• [WHAT IS ASKED]: Quote all of the data exactly as given. Skip every picture it contains.
··· INFORMATION SHOWN
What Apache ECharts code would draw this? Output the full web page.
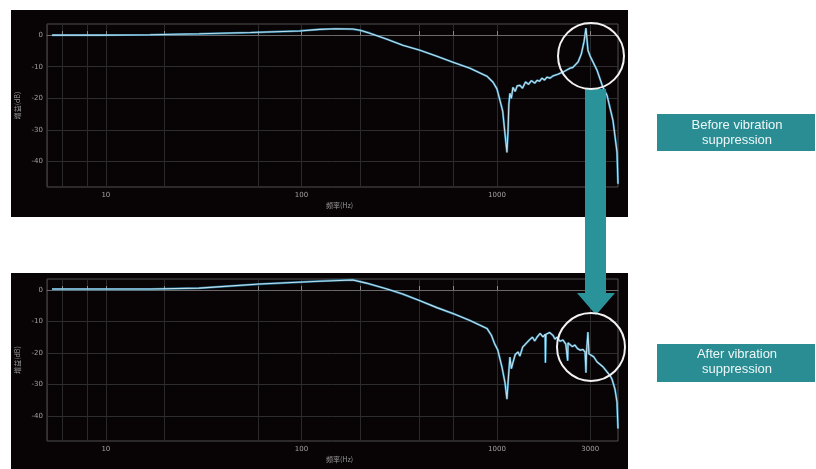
<!DOCTYPE html>
<html>
<head>
<meta charset="utf-8">
<script src="https://cdn.jsdelivr.net/npm/echarts@6/dist/echarts.min.js"></script>
<style>html,body{margin:0;padding:0;background:#fff;}#c{width:816px;height:469px;}</style>
</head>
<body>
<div id="c"></div>
<script>
// ---- data ----
const topFreq = [5.3, 9.3, 16.8, 30, 55, 98, 124, 150, 183, 200, 224, 274, 330, 404, 493, 596, 728, 889, 955, 1000, 1036, 1070, 1099, 1125, 1140, 1150, 1165, 1185, 1207, 1240, 1270, 1312, 1350, 1400, 1450, 1500, 1560, 1603, 1650, 1700, 1750, 1803, 1870, 1934, 2050, 2176, 2362, 2448, 2600, 2700, 2790, 2853, 2920, 2990, 3245, 3483, 3654, 3786, 3922, 4016, 4111, 4160];
const topGain = [0, 0, 0.1, 0.4, 0.8, 1.3, 1.8, 2.0, 1.9, 1.5, 0.6, -1.3, -3.2, -4.8, -6.7, -8.6, -10.5, -13.0, -14.9, -17, -20.6, -24, -31.1, -37.1, -30, -22, -18.4, -20, -16.5, -17.8, -16, -15.9, -16.8, -14.8, -15.6, -14.4, -15.2, -14.3, -14.6, -13.6, -14.2, -13.3, -13.6, -12.9, -12.4, -11.7, -10.5, -10.2, -8.5, -6, -2, 2.2, -4.8, -6.5, -11, -16.5, -19, -23, -27, -32, -37, -47];

const botFreq = [5.3, 9.3, 16.8, 30, 61, 124, 183, 215, 274, 330, 404, 493, 596, 728, 889, 937, 970, 1010, 1060, 1099, 1125, 1138, 1165, 1185, 1207, 1240, 1282, 1310, 1355, 1390, 1417, 1470, 1520, 1560, 1603, 1662, 1720, 1764, 1770, 1780, 1803, 1860, 1934, 1980, 2029, 2100, 2176, 2250, 2290, 2300, 2310, 2362, 2430, 2505, 2580, 2660, 2750, 2823, 2853, 2870, 2886, 2920, 2955, 3050, 3130, 3245, 3483, 3654, 3786, 3880, 4016, 4111, 4160];
const botGain = [0.3, 0.3, 0.3, 0.6, 1.9, 2.8, 3.2, 2.2, 0.3, -1.3, -3.4, -5.6, -7.5, -9.7, -12.2, -14.4, -16.9, -19.1, -24.4, -29.4, -34.7, -30, -21.3, -25, -23.1, -20.5, -19.7, -21, -18.1, -17.4, -16.9, -15.8, -15, -16.2, -15, -13.8, -14.9, -14.1, -23.1, -14.1, -14.4, -13.5, -14.4, -15.6, -15, -16.3, -15.9, -17.2, -16.8, -22.5, -16.8, -16.9, -18, -17.5, -18.6, -19.1, -18.9, -19.7, -26.3, -19.9, -19.7, -13.4, -20.3, -20.8, -21.3, -22.8, -24.4, -26, -27.2, -28.4, -31.6, -35.6, -44];

const topXLabels = [10, 100, 1000];
const botXLabels = [10, 100, 1000, 3000];
const xGridValues = [6, 8, 10, 20, 60, 100, 200, 400, 600, 1000, 3000];
const yLabels = [0, -10, -20, -30, -40];

const yName = '增益(dB)';
const xName = '频率(Hz)';
const beforeText = 'Before vibration\nsuppression';
const afterText = 'After vibration\nsuppression';

// ---- chart ----
const chart = echarts.init(document.getElementById('c'), null, {renderer: 'canvas'});
const pair = (xs, ys) => xs.map((x, i) => [x, ys[i]]);
const topData = pair(topFreq, topGain);
const botData = pair(botFreq, botGain);

function xAxis(gi, labels) {
  return {
    type: 'log', logBase: 10, gridIndex: gi, min: 5, max: 4160,
    name: xName, nameLocation: 'middle', nameGap: 15,
    nameTextStyle: {fontSize: 7, color: '#9a9a9a', fontFamily: 'Noto Sans CJK SC', padding: [0, 0, 0, 14]},
    axisLine: {show: true, lineStyle: {color: '#6a6a6a', width: 1}},
    axisTick: {show: true, inside: true, length: 4, customValues: xGridValues, lineStyle: {color: '#8a8a8a'}},
    minorTick: {show: false},
    axisLabel: {customValues: labels, fontSize: 7, color: '#a0a0a0', margin: 5, fontFamily: 'DejaVu Sans',
      formatter: v => String(Math.round(v))},
    splitLine: {show: true, lineStyle: {color: '#2a2a2a', width: 1}}
  };
}
function yAxis(gi) {
  return {
    type: 'value', gridIndex: gi, min: -48, max: 3.5,
    name: yName, nameLocation: 'middle', nameGap: 14,
    nameTextStyle: {fontSize: 7, color: '#9a9a9a', fontFamily: 'Noto Sans CJK SC'},
    axisLine: {show: true, lineStyle: {color: '#333'}},
    axisTick: {show: false, customValues: yLabels},
    axisLabel: {customValues: yLabels, fontSize: 7, color: '#a0a0a0', margin: 4, fontFamily: 'DejaVu Sans'},
    splitLine: {show: true, lineStyle: {color: '#2e2e2e', width: 1}}
  };
}
function lines(gi, data) {
  return [
    {type: 'line', xAxisIndex: gi, yAxisIndex: gi, data: data, showSymbol: false, silent: true,
      lineStyle: {color: '#2ba3d6', width: 2.2, opacity: 0.75}, z: 3},
    {type: 'line', xAxisIndex: gi, yAxisIndex: gi, data: data, showSymbol: false, silent: true,
      lineStyle: {color: '#d6e8ee', width: 1.1, opacity: 0.9}, z: 4}
  ];
}

const teal = '#2a8d94';
const option = {
  animation: false,
  backgroundColor: '#ffffff',
  grid: [
    {left: 47, top: 24, width: 571, height: 163, show: true, borderColor: '#505050', borderWidth: 1, backgroundColor: 'transparent'},
    {left: 47, top: 279, width: 571, height: 162, show: true, borderColor: '#505050', borderWidth: 1, backgroundColor: 'transparent'}
  ],
  xAxis: [xAxis(0, topXLabels), xAxis(1, botXLabels)],
  yAxis: [yAxis(0), yAxis(1)],
  series: [...lines(0, topData), ...lines(1, botData)],
  graphic: [
    {type: 'rect', z: -100, shape: {x: 11, y: 10, width: 617, height: 207}, style: {fill: '#080304'}},
    {type: 'rect', z: -100, shape: {x: 11, y: 273, width: 617, height: 196}, style: {fill: '#080304'}},
    {type: 'polygon', z: 100, shape: {points: [[585, 89], [606, 89], [606, 293], [615, 293], [596, 315], [577, 293], [585, 293]]}, style: {fill: '#2a939a'}},
    {type: 'circle', z: 101, shape: {cx: 591, cy: 56, r: 33}, style: {fill: 'none', stroke: '#f2f2f2', lineWidth: 2}},
    {type: 'circle', z: 101, shape: {cx: 591, cy: 347, r: 34}, style: {fill: 'none', stroke: '#f2f2f2', lineWidth: 2}},
    {type: 'rect', z: 100, shape: {x: 657, y: 114, width: 158, height: 37}, style: {fill: teal}},
    {type: 'text', z: 101, style: {text: beforeText, x: 737, y: 132.5, align: 'center', verticalAlign: 'middle', fill: '#eef7f7', font: '13px "Liberation Sans", Arial, sans-serif', lineHeight: 15}},
    {type: 'rect', z: 100, shape: {x: 657, y: 344, width: 158, height: 38}, style: {fill: teal}},
    {type: 'text', z: 101, style: {text: afterText, x: 737, y: 362, align: 'center', verticalAlign: 'middle', fill: '#eef7f7', font: '13px "Liberation Sans", Arial, sans-serif', lineHeight: 15}}
  ]
};
chart.setOption(option);
</script>
</body>
</html>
······
• [REPLY TO THE EXERCISE]:
What Apache ECharts code would draw this? Output the full web page.
<!DOCTYPE html>
<html>
<head>
<meta charset="utf-8">
<script src="https://cdn.jsdelivr.net/npm/echarts@6/dist/echarts.min.js"></script>
<style>html,body{margin:0;padding:0;background:#fff;}#c{width:816px;height:469px;}</style>
</head>
<body>
<div id="c"></div>
<script>
// ---- data ----
const topFreq = [5.3, 9.3, 16.8, 30, 55, 98, 124, 150, 183, 200, 224, 274, 330, 404, 493, 596, 728, 889, 955, 1000, 1036, 1070, 1099, 1125, 1140, 1150, 1165, 1185, 1207, 1240, 1270, 1312, 1350, 1400, 1450, 1500, 1560, 1603, 1650, 1700, 1750, 1803, 1870, 1934, 2050, 2176, 2362, 2448, 2600, 2700, 2790, 2853, 2920, 2990, 3245, 3483, 3654, 3786, 3922, 4016, 4111, 4160];
const topGain = [0, 0, 0.1, 0.4, 0.8, 1.3, 1.8, 2.0, 1.9, 1.5, 0.6, -1.3, -3.2, -4.8, -6.7, -8.6, -10.5, -13.0, -14.9, -17, -20.6, -24, -31.1, -37.1, -30, -22, -18.4, -20, -16.5, -17.8, -16, -15.9, -16.8, -14.8, -15.6, -14.4, -15.2, -14.3, -14.6, -13.6, -14.2, -13.3, -13.6, -12.9, -12.4, -11.7, -10.5, -10.2, -8.5, -6, -2, 2.2, -4.8, -6.5, -11, -16.5, -19, -23, -27, -32, -37, -47];

const botFreq = [5.3, 9.3, 16.8, 30, 61, 124, 183, 215, 274, 330, 404, 493, 596, 728, 889, 937, 970, 1010, 1060, 1099, 1125, 1138, 1165, 1185, 1207, 1240, 1282, 1310, 1355, 1390, 1417, 1470, 1520, 1560, 1603, 1662, 1720, 1764, 1770, 1780, 1803, 1860, 1934, 1980, 2029, 2100, 2176, 2250, 2290, 2300, 2310, 2362, 2430, 2505, 2580, 2660, 2750, 2823, 2853, 2870, 2886, 2920, 2955, 3050, 3130, 3245, 3483, 3654, 3786, 3880, 4016, 4111, 4160];
const botGain = [0.3, 0.3, 0.3, 0.6, 1.9, 2.8, 3.2, 2.2, 0.3, -1.3, -3.4, -5.6, -7.5, -9.7, -12.2, -14.4, -16.9, -19.1, -24.4, -29.4, -34.7, -30, -21.3, -25, -23.1, -20.5, -19.7, -21, -18.1, -17.4, -16.9, -15.8, -15, -16.2, -15, -13.8, -14.9, -14.1, -23.1, -14.1, -14.4, -13.5, -14.4, -15.6, -15, -16.3, -15.9, -17.2, -16.8, -22.5, -16.8, -16.9, -18, -17.5, -18.6, -19.1, -18.9, -19.7, -26.3, -19.9, -19.7, -13.4, -20.3, -20.8, -21.3, -22.8, -24.4, -26, -27.2, -28.4, -31.6, -35.6, -44];

const topXLabels = [10, 100, 1000];
const botXLabels = [10, 100, 1000, 3000];
const xGridValues = [6, 8, 10, 20, 60, 100, 200, 400, 600, 1000, 3000];
const yLabels = [0, -10, -20, -30, -40];

const yName = '增益(dB)';
const xName = '频率(Hz)';
const beforeText = 'Before vibration\nsuppression';
const afterText = 'After vibration\nsuppression';

// ---- chart ----
const chart = echarts.init(document.getElementById('c'), null, {renderer: 'canvas'});
const pair = (xs, ys) => xs.map((x, i) => [x, ys[i]]);
const topData = pair(topFreq, topGain);
const botData = pair(botFreq, botGain);

function xAxis(gi, labels) {
  return {
    type: 'log', logBase: 10, gridIndex: gi, min: 5, max: 4160,
    name: xName, nameLocation: 'middle', nameGap: 15,
    nameTextStyle: {fontSize: 7, color: '#9a9a9a', fontFamily: 'Noto Sans CJK SC', padding: [0, 0, 0, 14]},
    axisLine: {show: true, lineStyle: {color: '#6a6a6a', width: 1}},
    axisTick: {show: true, inside: true, length: 4, customValues: xGridValues, lineStyle: {color: '#8a8a8a'}},
    minorTick: {show: false},
    axisLabel: {customValues: labels, fontSize: 7, color: '#a0a0a0', margin: 5, fontFamily: 'DejaVu Sans',
      formatter: v => String(Math.round(v))},
    splitLine: {show: true, lineStyle: {color: '#2a2a2a', width: 1}}
  };
}
function yAxis(gi) {
  return {
    type: 'value', gridIndex: gi, min: -48, max: 3.5,
    name: yName, nameLocation: 'middle', nameGap: 14,
    nameTextStyle: {fontSize: 7, color: '#9a9a9a', fontFamily: 'Noto Sans CJK SC'},
    axisLine: {show: true, lineStyle: {color: '#333'}},
    axisTick: {show: false, customValues: yLabels},
    axisLabel: {customValues: yLabels, fontSize: 7, color: '#a0a0a0', margin: 4, fontFamily: 'DejaVu Sans'},
    splitLine: {show: true, lineStyle: {color: '#2e2e2e', width: 1}}
  };
}
function lines(gi, data) {
  return [
    {type: 'line', xAxisIndex: gi, yAxisIndex: gi, data: data, showSymbol: false, silent: true,
      lineStyle: {color: '#2ba3d6', width: 2.2, opacity: 0.75}, z: 3},
    {type: 'line', xAxisIndex: gi, yAxisIndex: gi, data: data, showSymbol: false, silent: true,
      lineStyle: {color: '#d6e8ee', width: 1.1, opacity: 0.9}, z: 4}
  ];
}

const teal = '#2a8d94';
const option = {
  animation: false,
  backgroundColor: '#ffffff',
  grid: [
    {left: 47, top: 24, width: 571, height: 163, show: true, borderColor: '#505050', borderWidth: 1, backgroundColor: 'transparent'},
    {left: 47, top: 279, width: 571, height: 162, show: true, borderColor: '#505050', borderWidth: 1, backgroundColor: 'transparent'}
  ],
  xAxis: [xAxis(0, topXLabels), xAxis(1, botXLabels)],
  yAxis: [yAxis(0), yAxis(1)],
  series: [...lines(0, topData), ...lines(1, botData)],
  graphic: [
    {type: 'rect', z: -100, shape: {x: 11, y: 10, width: 617, height: 207}, style: {fill: '#080304'}},
    {type: 'rect', z: -100, shape: {x: 11, y: 273, width: 617, height: 196}, style: {fill: '#080304'}},
    {type: 'polygon', z: 100, shape: {points: [[585, 89], [606, 89], [606, 293], [615, 293], [596, 315], [577, 293], [585, 293]]}, style: {fill: '#2a939a'}},
    {type: 'circle', z: 101, shape: {cx: 591, cy: 56, r: 33}, style: {fill: 'none', stroke: '#f2f2f2', lineWidth: 2}},
    {type: 'circle', z: 101, shape: {cx: 591, cy: 347, r: 34}, style: {fill: 'none', stroke: '#f2f2f2', lineWidth: 2}},
    {type: 'rect', z: 100, shape: {x: 657, y: 114, width: 158, height: 37}, style: {fill: teal}},
    {type: 'text', z: 101, style: {text: beforeText, x: 737, y: 132.5, align: 'center', verticalAlign: 'middle', fill: '#eef7f7', font: '13px "Liberation Sans", Arial, sans-serif', lineHeight: 15}},
    {type: 'rect', z: 100, shape: {x: 657, y: 344, width: 158, height: 38}, style: {fill: teal}},
    {type: 'text', z: 101, style: {text: afterText, x: 737, y: 362, align: 'center', verticalAlign: 'middle', fill: '#eef7f7', font: '13px "Liberation Sans", Arial, sans-serif', lineHeight: 15}}
  ]
};
chart.setOption(option);
</script>
</body>
</html>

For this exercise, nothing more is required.